The historical conclusion is obvious. The state constitutions were regularly developed from the ancient charters, which defined the relations of the sovereign to the subject. These suggested and served as models for the federal Constitution, when, after the Revolution, the scattered colonies were falling into chaos under the confederation. At that time some mould was needed in which to cast the new republic, for established precedent and ancient usage were wholly wanting. This need was supplied by a written scheme of government.

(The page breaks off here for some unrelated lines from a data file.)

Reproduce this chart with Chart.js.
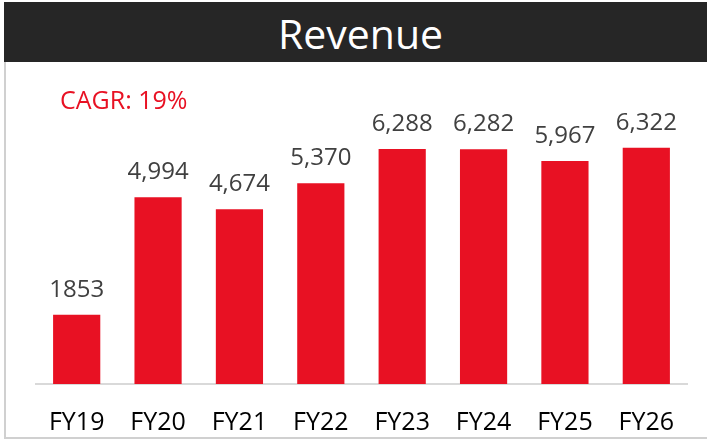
<!DOCTYPE html>
<html>
<head>
<meta charset="utf-8">
<script src="https://cdn.jsdelivr.net/npm/chart.js@4.4.0/dist/chart.umd.min.js"></script>
<style>
  body { margin: 0; background: #fff; font-family: "Open Sans", sans-serif; overflow: hidden; }
  #wrap { position: absolute; left: 0; top: 0; width: 707px; height: 441px; overflow: hidden; }
  #head {
    position: absolute; left: 4px; top: 2px; width: 693px; height: 60px; padding-left: 10px;
    background: #262626; color: #fff; font-size: 41px; text-align: center; line-height: 62px;
  }
  #box {
    position: absolute; left: 4px; top: 62px; width: 705px; height: 375px;
    border-left: 2px solid #d0d0d0; border-bottom: 2px solid #d0d0d0;
  }
  #cv { position: absolute; left: 6px; top: 64px; }
</style>
</head>
<body>
<div id="wrap">
  <div id="head">Revenue</div>
  <div id="box"></div>
  <canvas id="cv" width="701" height="398"></canvas>
</div>
<script>
const years = ["FY19", "FY20", "FY21", "FY22", "FY23", "FY24", "FY25", "FY26"];
const revenue = [1853, 4994, 4674, 5370, 6288, 6282, 5967, 6322];
const revenueLabels = ["1853", "4,994", "4,674", "5,370", "6,288", "6,282", "5,967", "6,322"];
const cagrText = "CAGR: 19%";

// value labels above bars + CAGR note
const labelPlugin = {
  id: "labels",
  afterDatasetsDraw(chart) {
    const ctx = chart.ctx;
    const meta = chart.getDatasetMeta(0);
    ctx.save();
    ctx.font = '24px "Open Sans"';
    ctx.fillStyle = "#404040";
    ctx.textAlign = "center";
    ctx.textBaseline = "alphabetic";
    meta.data.forEach((bar, i) => {
      ctx.fillText(revenueLabels[i], bar.x, bar.y - 18);
    });
    ctx.font = '25px "Open Sans"';
    ctx.fillStyle = "#e81123";
    ctx.textAlign = "left";
    ctx.fillText(cagrText, 54, 45);
    ctx.restore();
  }
};

new Chart(document.getElementById("cv").getContext("2d"), {
  type: "bar",
  data: {
    labels: years,
    datasets: [
      {
        data: revenue,
        backgroundColor: "#e81123",
        categoryPercentage: 1,
        barPercentage: 0.58,
      },
    ],
  },
  options: {
    responsive: false,
    animation: false,
    layout: { padding: { left: 30, right: 20, top: 21, bottom: 0 } },
    plugins: { legend: { display: false }, tooltip: { enabled: false } },
    scales: {
      y: { display: false, min: 0, max: 8000 },
      x: {
        grid: { display: false, drawTicks: false },
        border: { color: "#d9d9d9", width: 2 },
        ticks: { color: "#000", font: { family: "Open Sans", size: 25 }, padding: 24 },
      },
    },
  },
  plugins: [labelPlugin],
});
</script>
</body>
</html>
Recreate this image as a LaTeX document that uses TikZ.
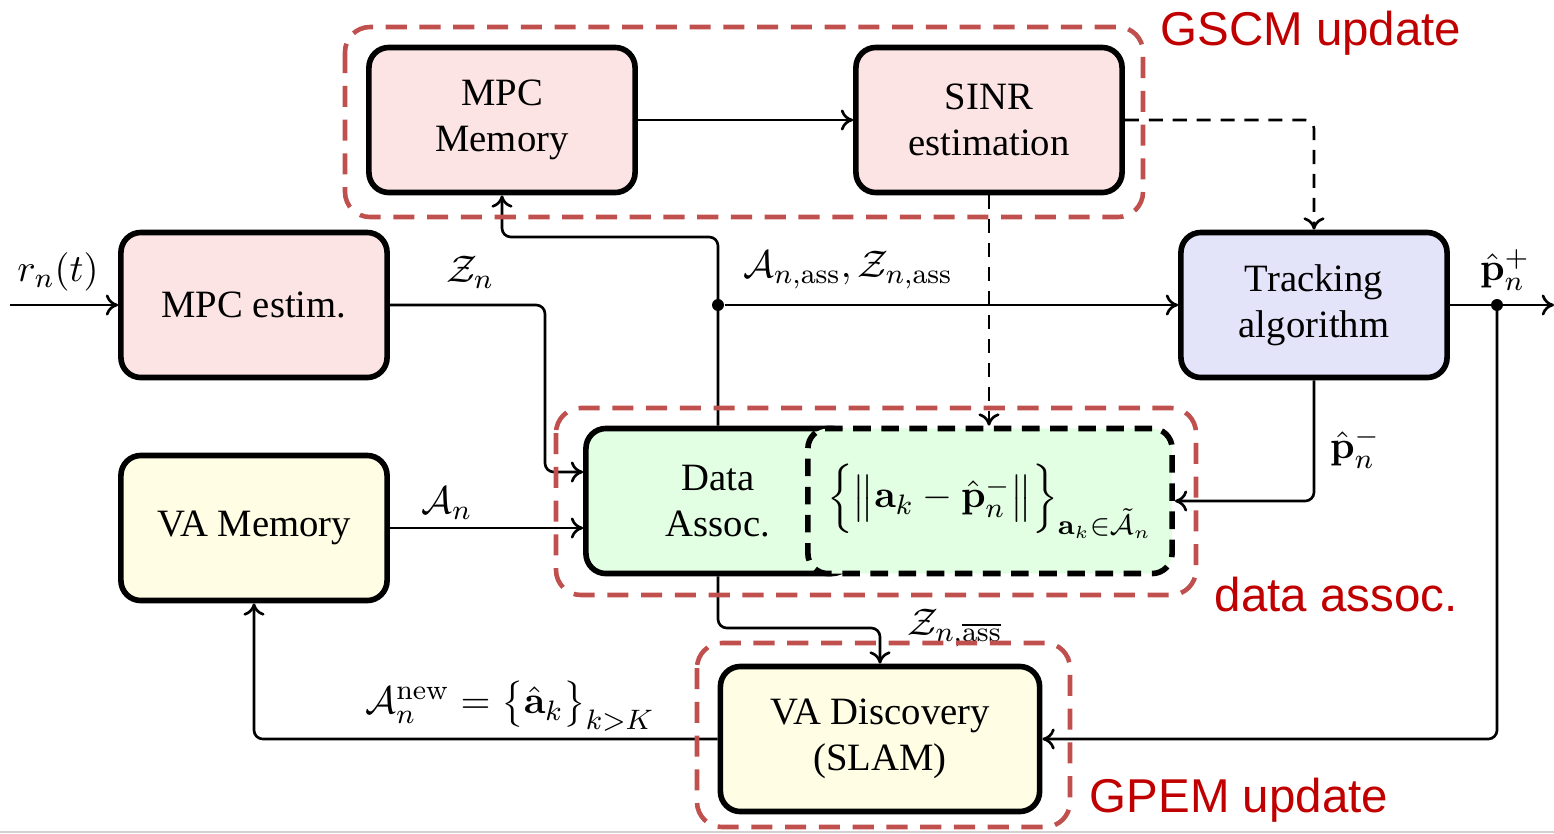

A hundred years have gone: the work is done; the nation has outgrown the shell that protected it in infancy. Modern America is ruled, like England, by means of a mass of custom and tradition which silently shapes itself to the changing wants of the people. It would be impossible, even were it desirable, to bind the country by unfaltering laws a century old. It is of little moment whether the meaning of our great charter is slowly construed away by the ingenuity of lawyers, or whether it is roughly thrust aside by force: its fate is sealed; it must yield where it obstructs. As the world moves on, the venerable institutions of the past are left behind, as our ancestors left behind them the mediæval trading company and guild. Men may theorize forever about abstract right and justice, — this much alone is certain: in our country and in our age that which the majority of the people want will be the law, and the President and Congress, who represent the people, will see that the work is done. Our destiny will be accomplished, and the men or the tribunal that would bar the way must fall like the Supreme Court.